## REQUIRED TASK
Read through the records below and copy each line that uses the word "this".

## RECORDS PROVIDED
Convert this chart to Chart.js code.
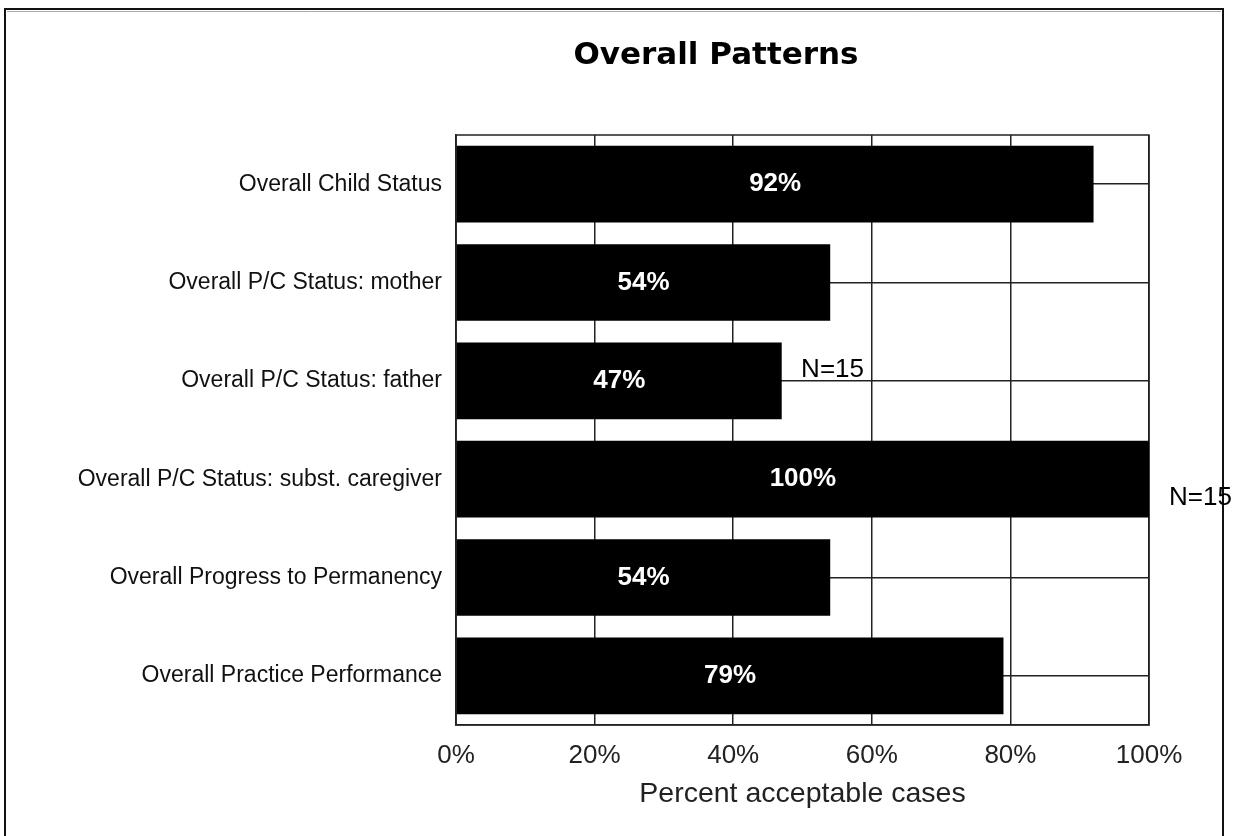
<!DOCTYPE html>
<html>
<head>
<meta charset="utf-8">
<script src="https://cdn.jsdelivr.net/npm/chart.js@4.4.1/dist/chart.umd.min.js"></script>
<style>
  html, body { margin: 0; padding: 0; background: #fff; }
  #marco { width: 1240px; height: 836px; }
</style>
</head>
<body>
<div id="marco"><canvas id="grafico" width="1240" height="836"></canvas></div>
<script>
// Datos del grafico
const categorias = [
  "Overall Child Status",
  "Overall P/C Status: mother",
  "Overall P/C Status: father",
  "Overall P/C Status: subst. caregiver",
  "Overall Progress to Permanency",
  "Overall Practice Performance"
];
const porcentajes = [92, 54, 47, 100, 54, 79];
const marcasX = [0, 20, 40, 60, 80, 100];
const tituloGrafico = "Overall Patterns";
const tituloEjeX = "Percent acceptable cases";

// Notas "N=15" (valor en el eje x, fila de la categoria)
const notasTexto = ["N=15", "N=15"];
const notasValor = [49.8, 102.9];
const notasFila = [1.96, 3.26];

// Marco exterior y titulo
const fondoYMarco = {
  id: "fondoYMarco",
  beforeDraw(chart) {
    const ctx = chart.ctx;
    ctx.save();
    ctx.fillStyle = "#fff";
    ctx.fillRect(0, 0, chart.width, chart.height);
    ctx.strokeStyle = "#111";
    ctx.lineWidth = 2;
    ctx.beginPath();
    ctx.moveTo(5, 840);
    ctx.lineTo(5, 9);
    ctx.lineTo(1223, 9);
    ctx.lineTo(1223, 840);
    ctx.stroke();
    ctx.strokeStyle = "#aaa";
    ctx.lineWidth = 1;
    ctx.beginPath();
    ctx.moveTo(7, 11.5);
    ctx.lineTo(1221, 11.5);
    ctx.stroke();

    ctx.fillStyle = "#000";
    ctx.font = "bold 31px 'DejaVu Sans'";
    ctx.textAlign = "center";
    ctx.textBaseline = "alphabetic";
    ctx.fillText(tituloGrafico, 716, 64);
    ctx.restore();
  }
};

// Borde del area de trazado
const bordeArea = {
  id: "bordeArea",
  beforeDatasetsDraw(chart) {
    const { ctx, chartArea: a } = chart;
    ctx.save();
    ctx.strokeStyle = "#222";
    ctx.lineWidth = 1.5;
    ctx.strokeRect(a.left, a.top, a.right - a.left, a.bottom - a.top);
    ctx.restore();
  }
};

// Etiquetas de porcentaje dentro de las barras y notas N=15
const etiquetas = {
  id: "etiquetas",
  afterDatasetsDraw(chart) {
    const ctx = chart.ctx;
    const meta = chart.getDatasetMeta(0);
    ctx.save();
    ctx.fillStyle = "#fff";
    ctx.font = "bold 26px 'Liberation Sans'";
    ctx.textAlign = "center";
    ctx.textBaseline = "middle";
    meta.data.forEach((barra, i) => {
      const cx = (barra.x + barra.base) / 2;
      ctx.fillText(porcentajes[i] + "%", cx, barra.y);
    });

    const escX = chart.scales.x, escY = chart.scales.y;
    const paso = escY.getPixelForValue(1) - escY.getPixelForValue(0);
    ctx.fillStyle = "#000";
    ctx.font = "26px 'Liberation Sans'";
    ctx.textAlign = "left";
    ctx.textBaseline = "alphabetic";
    notasTexto.forEach((t, i) => {
      const x = escX.getPixelForValue(notasValor[i]);
      const y = escY.getPixelForValue(0) + paso * notasFila[i];
      ctx.fillText(t, x, y);
    });
    ctx.restore();
  }
};

new Chart(document.getElementById("grafico"), {
  type: "bar",
  data: {
    labels: categorias,
    datasets: [{
      label: "Percent acceptable cases",
      data: porcentajes,
      backgroundColor: "#000",
      borderWidth: 0,
      barPercentage: 0.78,
      categoryPercentage: 1
    }]
  },
  options: {
    indexAxis: "y",
    responsive: false,
    animation: false,
    layout: { padding: { top: 135, right: 91, bottom: 0, left: 0 } },
    plugins: {
      legend: { display: false },
      title: { display: false },
      tooltip: { enabled: false }
    },
    scales: {
      x: {
        min: 0,
        max: 100,
        afterBuildTicks: (esc) => { esc.ticks = marcasX.map(v => ({ value: v })); },
        afterFit: (esc) => { esc.height = 111; },
        grid: { color: "#222", lineWidth: 1.5, drawTicks: false },
        border: { display: true, color: "#222", width: 1.5 },
        ticks: {
          padding: 15,
          color: "#222",
          font: { family: "'Liberation Sans'", size: 26 },
          callback: v => v + "%"
        },
        title: {
          display: true,
          text: tituloEjeX,
          color: "#222",
          font: { family: "'Liberation Sans'", size: 28.5 },
          padding: { top: 0, bottom: 25 }
        }
      },
      y: {
        afterFit: (esc) => { esc.width = 456; },
        grid: { offset: false, color: "#222", lineWidth: 1.5, drawTicks: false },
        border: { display: true, color: "#222", width: 1.5 },
        ticks: {
          padding: 14,
          color: "#111",
          font: { family: "'Liberation Sans'", size: 23 }
        }
      }
    }
  },
  plugins: [fondoYMarco, bordeArea, etiquetas]
});
</script>
</body>
</html>
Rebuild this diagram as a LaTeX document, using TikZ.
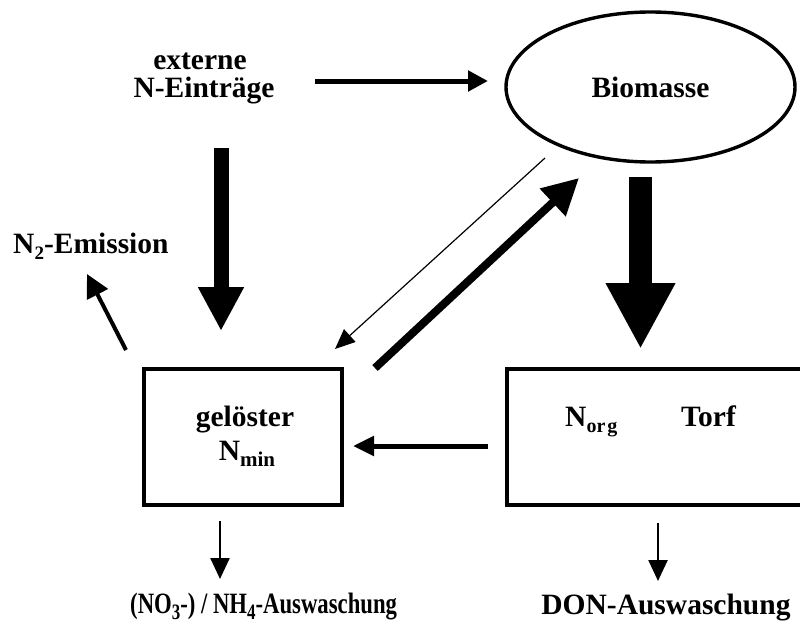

## RESULT OF THE EXERCISE
Convert this chart to Chart.js code.
Rebuild this diagram as a LaTeX document, using TikZ.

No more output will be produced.